Metamorphosis and Metousiosis: Transformation and Transmutation of the Stones of Athens

Athens among the ancient cities of Europe is the one with the less visible antiquities despite her great urban longevity and her impact in the historical, political and cultural development of the World.

The plurimellennial History of Athens and Greece explain what caused this phenomenon but the study of the material procedures leading to the transformation of classical Athens into Hellenistic, Roman, Early Medieval, Medieval, Ottoman and Modern Athens could have its philosophical projection. It is in both material and philosophical terms that will be analyzed the transformation of the picture of Athens after the Late Antiquity in this paper.

Metamorphosis, Metousiosis, Transformatio and Transmutatio will be used often to perceive the almost alchemical character of this continuous change, destructive and productive at the same time, responsible for the construction and demolition of an urban reality which lasts for about two millennia in the Athenian History.

The stones of Athens are the original architectural materials in her making but at the same time they are symbols of fusion, dismantlement and re – birth.
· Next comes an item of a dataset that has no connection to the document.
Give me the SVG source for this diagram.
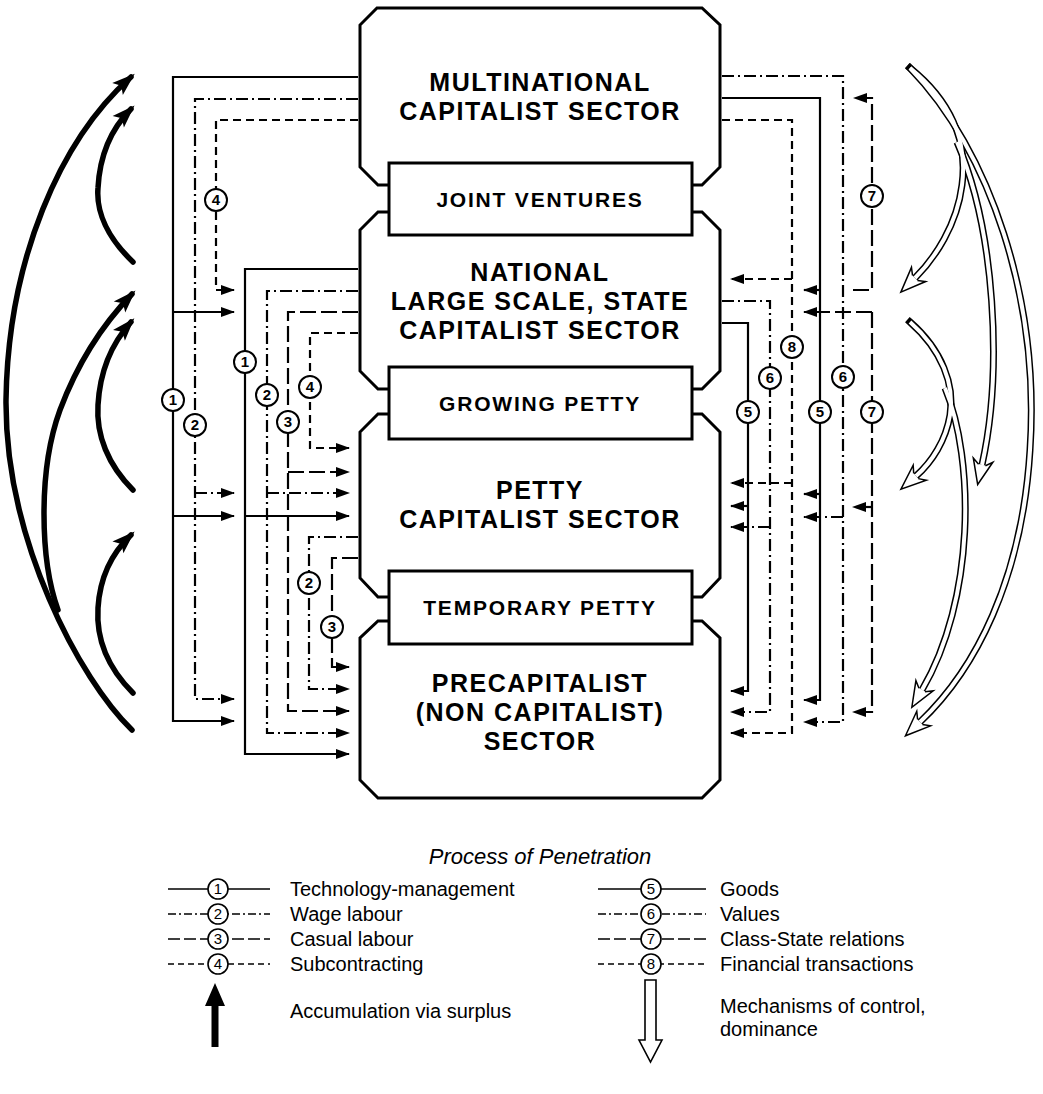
<svg xmlns="http://www.w3.org/2000/svg" width="1043" height="1094" viewBox="0 0 1043 1094">
<defs>
<style>
.box{fill:#fff;stroke:#000;stroke-width:3}
.lbl{font-family:"Liberation Sans",Arial,sans-serif;font-weight:bold;font-size:25px;letter-spacing:1.5px;text-anchor:middle}
.sub{font-size:21px;letter-spacing:1.8px}
.ln{fill:none;stroke:#000;stroke-width:2.2}
.dd{stroke-dasharray:12 4 2 4}
.ld{stroke-dasharray:16 5}
.sd{stroke-dasharray:8 5}
.ar{marker-end:url(#ah)}
.c circle{fill:#fff;stroke:#000;stroke-width:2}
.c text{font-family:"Liberation Sans",Arial,sans-serif;font-weight:bold;font-size:15px;text-anchor:middle}
.bk{fill:none;stroke:#000;stroke-width:5.5;stroke-linecap:round;marker-end:url(#th)}
.ho{fill:none;stroke:#000;stroke-width:7;stroke-linecap:square}
.hb{fill:none;stroke:#000;stroke-width:7}
.hi{fill:none;stroke:#fff;stroke-width:4;marker-end:url(#hh)}
.lg{font-family:"Liberation Sans",Arial,sans-serif;font-size:20px}
.ttl{font-family:"Liberation Sans",Arial,sans-serif;font-size:22px;font-style:italic;text-anchor:middle}
.lgl{fill:none;stroke:#000;stroke-width:1.6}
.lc circle{fill:#fff;stroke:#000;stroke-width:1.6}
.lc text{font-family:"Liberation Sans",Arial,sans-serif;font-size:15px;text-anchor:middle}
</style>
<marker id="ah" markerUnits="userSpaceOnUse" viewBox="-14 -6 16 12" markerWidth="16" markerHeight="12" refX="0" refY="0" orient="auto"><path d="M-13,-5 L1,0 L-13,5 Z" fill="#000"/></marker>
<marker id="th" markerUnits="userSpaceOnUse" viewBox="-20 -10 26 20" markerWidth="26" markerHeight="20" refX="0" refY="0" orient="auto"><path d="M-18,-8 L5,0 L-18,8 L-13,0 Z" fill="#000"/></marker>
<marker id="hh" markerUnits="userSpaceOnUse" viewBox="-8 -13 32 26" markerWidth="32" markerHeight="26" refX="0" refY="0" orient="auto"><polyline points="0,-3.5 -5,-10 20,0 -5,10 0,3.5" fill="#fff" stroke="#000" stroke-width="1.5" stroke-linejoin="miter"/></marker>
</defs>
<rect width="1043" height="1094" fill="#fff"/>

<g id="connectors">
<path class="ln ar" d="M358,77 H173 V721 H234"/>
<path class="ln ar" d="M173,312 H234"/>
<path class="ln ar" d="M173,516 H234"/>
<path class="ln dd ar" d="M358,99 H195 V699 H234"/>
<path class="ln dd ar" d="M195,493 H234"/>
<path class="ln sd ar" d="M358,120 H216 V290 H234"/>
<path class="ln ar" d="M358,269 H245 V754 H349"/>
<path class="ln ar" d="M245,516 H349"/>
<path class="ln dd ar" d="M358,291 H267 V733 H349"/>
<path class="ln dd ar" d="M267,493 H349"/>
<path class="ln ld ar" d="M358,312 H288 V711 H349"/>
<path class="ln ld ar" d="M288,472 H349"/>
<path class="ln sd ar" d="M358,333 H310 V448 H349"/>
<path class="ln dd ar" d="M358,537 H309 V689 H349"/>
<path class="ln ld ar" d="M358,558 H332 V667 H349"/>
<path class="ln ar" d="M722,98 H820 V700 H804"/>
<path class="ln ar" d="M820,290 H804"/>
<path class="ln ar" d="M820,494 H804"/>
<path class="ln dd ar" d="M722,76 H843 V722 H804"/>
<path class="ln dd ar" d="M843,517 H804"/>
<path class="ln sd ar" d="M722,120 H792 V733 H731"/>
<path class="ln sd ar" d="M792,279 H731"/>
<path class="ln sd ar" d="M792,483 H731"/>
<path class="ln ld ar" d="M853,290 H872 V98 H854"/>
<path class="ln ld ar" d="M872,312 H804"/>
<path class="ln ld ar" d="M872,312 V712 H853"/>
<path class="ln ld ar" d="M872,507 H853"/>
<path class="ln ar" d="M722,323 H748 V691 H731"/>
<path class="ln ar" d="M748,506 H731"/>
<path class="ln dd ar" d="M722,301 H770 V712 H731"/>
<path class="ln dd ar" d="M770,527 H731"/>
<g class="c" transform="translate(173,400)"><circle r="11"/><text y="5">1</text></g>
<g class="c" transform="translate(195,425)"><circle r="11"/><text y="5">2</text></g>
<g class="c" transform="translate(216,200)"><circle r="11"/><text y="5">4</text></g>
<g class="c" transform="translate(245,362)"><circle r="11"/><text y="5">1</text></g>
<g class="c" transform="translate(267,395)"><circle r="11"/><text y="5">2</text></g>
<g class="c" transform="translate(288,422)"><circle r="11"/><text y="5">3</text></g>
<g class="c" transform="translate(310,387)"><circle r="11"/><text y="5">4</text></g>
<g class="c" transform="translate(309,583)"><circle r="11"/><text y="5">2</text></g>
<g class="c" transform="translate(332,627)"><circle r="11"/><text y="5">3</text></g>
<g class="c" transform="translate(872,196)"><circle r="11"/><text y="5">7</text></g>
<g class="c" transform="translate(792,347)"><circle r="11"/><text y="5">8</text></g>
<g class="c" transform="translate(770,378)"><circle r="11"/><text y="5">6</text></g>
<g class="c" transform="translate(748,412)"><circle r="11"/><text y="5">5</text></g>
<g class="c" transform="translate(820,412)"><circle r="11"/><text y="5">5</text></g>
<g class="c" transform="translate(843,377)"><circle r="11"/><text y="5">6</text></g>
<g class="c" transform="translate(872,412)"><circle r="11"/><text y="5">7</text></g>
</g>

<g id="node-multinational">
<path class="box" d="M377,8 H702 L720,25 V167 L702,185 H378 L360,167 V25 Z"/>
<text class="lbl" x="540" y="91">MULTINATIONAL</text>
<text class="lbl" x="540" y="120">CAPITALIST SECTOR</text>
</g>
<g id="node-national">
<path class="box" d="M378,212 H702 L720,230 V371 L702,389 H378 L360,371 V230 Z"/>
<text class="lbl" x="540" y="281">NATIONAL</text>
<text class="lbl" x="540" y="310">LARGE SCALE, STATE</text>
<text class="lbl" x="540" y="339">CAPITALIST SECTOR</text>
</g>
<g id="node-joint-ventures">
<rect class="box" x="389" y="163" width="303" height="72"/>
<text class="lbl sub" x="540" y="207">JOINT VENTURES</text>
</g>
<g id="node-petty">
<path class="box" d="M378,414 H702 L720,432 V578 L702,597 H378 L360,578 V432 Z"/>
<text class="lbl" x="540" y="499">PETTY</text>
<text class="lbl" x="540" y="528">CAPITALIST SECTOR</text>
</g>
<g id="node-growing-petty">
<rect class="box" x="389" y="367" width="303" height="72"/>
<text class="lbl sub" x="540" y="411">GROWING PETTY</text>
</g>
<g id="node-precapitalist">
<path class="box" d="M378,621 H702 L720,638 V780 L702,798 H378 L360,780 V638 Z"/>
<text class="lbl" x="540" y="692">PRECAPITALIST</text>
<text class="lbl" x="540" y="721">(NON CAPITALIST)</text>
<text class="lbl" x="540" y="750">SECTOR</text>
</g>
<g id="node-temporary-petty">
<rect class="box" x="389" y="571" width="303" height="73"/>
<text class="lbl sub" x="540" y="615">TEMPORARY PETTY</text>
</g>

<g id="accumulation-arrows">
<path class="bk" d="M132,730 C80,680 5,540 6,400 C8,260 60,140 131,77"/>
<path class="bk" d="M133,262 C108,238 96,212 98,188 C100,150 115,125 131,109"/>
<path class="bk" d="M58,610 C40,560 38,470 60,410 C78,362 105,322 132,294"/>
<path class="bk" d="M133,490 C108,465 96,435 98,405 C100,370 113,342 131,322"/>
<path class="bk" d="M133,693 C108,668 96,640 98,608 C100,575 113,552 131,535"/>
</g>

<g id="control-arrows">
<path class="ho" d="M910,68 C950,100 968,140 962,185 C957,225 935,258 915,278"/>
<path class="ho" d="M910,68 C990,150 1040,300 1030,450 C1022,580 975,670 920,722"/>
<path class="hb" d="M957,142 C995,230 1003,370 982,465"/>
<path class="ho" d="M910,322 C942,350 955,385 950,415 C946,440 932,462 916,476"/>
<path class="hb" d="M945,388 C975,460 975,600 922,690"/>
<path class="hi" d="M910,68 C950,100 968,140 962,185 C957,225 935,258 915,278"/>
<path class="hi" d="M910,68 C990,150 1040,300 1030,450 C1022,580 975,670 920,722"/>
<path class="hi" d="M957,142 C995,230 1003,370 982,465"/>
<path class="hi" d="M910,322 C942,350 955,385 950,415 C946,440 932,462 916,476"/>
<path class="hi" d="M945,388 C975,460 975,600 922,690"/>
</g>

<g id="legend">
<text class="ttl" x="540" y="864">Process of Penetration</text>
<line class="lgl" x1="168" y1="889" x2="270" y2="889"/>
<line class="lgl" x1="168" y1="914" x2="270" y2="914" stroke-dasharray="8 3 2 3"/>
<line class="lgl" x1="168" y1="939" x2="270" y2="939" stroke-dasharray="12 4"/>
<line class="lgl" x1="168" y1="964" x2="270" y2="964" stroke-dasharray="6 4"/>
<g class="lc" transform="translate(218,889)"><circle r="10"/><text y="5">1</text></g>
<g class="lc" transform="translate(218,914)"><circle r="10"/><text y="5">2</text></g>
<g class="lc" transform="translate(218,939)"><circle r="10"/><text y="5">3</text></g>
<g class="lc" transform="translate(218,964)"><circle r="10"/><text y="5">4</text></g>
<text class="lg" x="290" y="896">Technology-management</text>
<text class="lg" x="290" y="921">Wage labour</text>
<text class="lg" x="290" y="946">Casual labour</text>
<text class="lg" x="290" y="971">Subcontracting</text>
<line class="lgl" x1="598" y1="889" x2="706" y2="889"/>
<line class="lgl" x1="598" y1="914" x2="706" y2="914" stroke-dasharray="8 3 2 3"/>
<line class="lgl" x1="598" y1="939" x2="706" y2="939" stroke-dasharray="12 4"/>
<line class="lgl" x1="598" y1="964" x2="706" y2="964" stroke-dasharray="6 4"/>
<g class="lc" transform="translate(651,889)"><circle r="10"/><text y="5">5</text></g>
<g class="lc" transform="translate(651,914)"><circle r="10"/><text y="5">6</text></g>
<g class="lc" transform="translate(651,939)"><circle r="10"/><text y="5">7</text></g>
<g class="lc" transform="translate(651,964)"><circle r="10"/><text y="5">8</text></g>
<text class="lg" x="720" y="896">Goods</text>
<text class="lg" x="720" y="921">Values</text>
<text class="lg" x="720" y="946">Class-State relations</text>
<text class="lg" x="720" y="971">Financial transactions</text>
<path d="M211.5,1047 V1006 H205 L215,983 L225,1006 H218.5 V1047 Z" fill="#000"/>
<text class="lg" x="290" y="1018">Accumulation via surplus</text>
<path d="M645,980 H656 V1040 H662 L650.5,1062 L639,1040 H645 Z" fill="#fff" stroke="#000" stroke-width="1.6"/>
<text class="lg" x="720" y="1013">Mechanisms of control,</text>
<text class="lg" x="720" y="1036">dominance</text>
</g>
</svg>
In Archaeology the stones known as Spolia are the recycled architectural materials that constitute the basic element for the metamorphotic transmutation of edifices as: common residences, temples, shrines, tombs, public and private buildings into new constructions if not into totally different settlements located near the ancient urban network or far from it.

These spolia are the talking stones, the stones – keepers of Memory and the stones – indicators, semata and landmarks of a very ancient heritage, coexisting with the later stone products of Byzantine, Frankish and Ottoman Athens.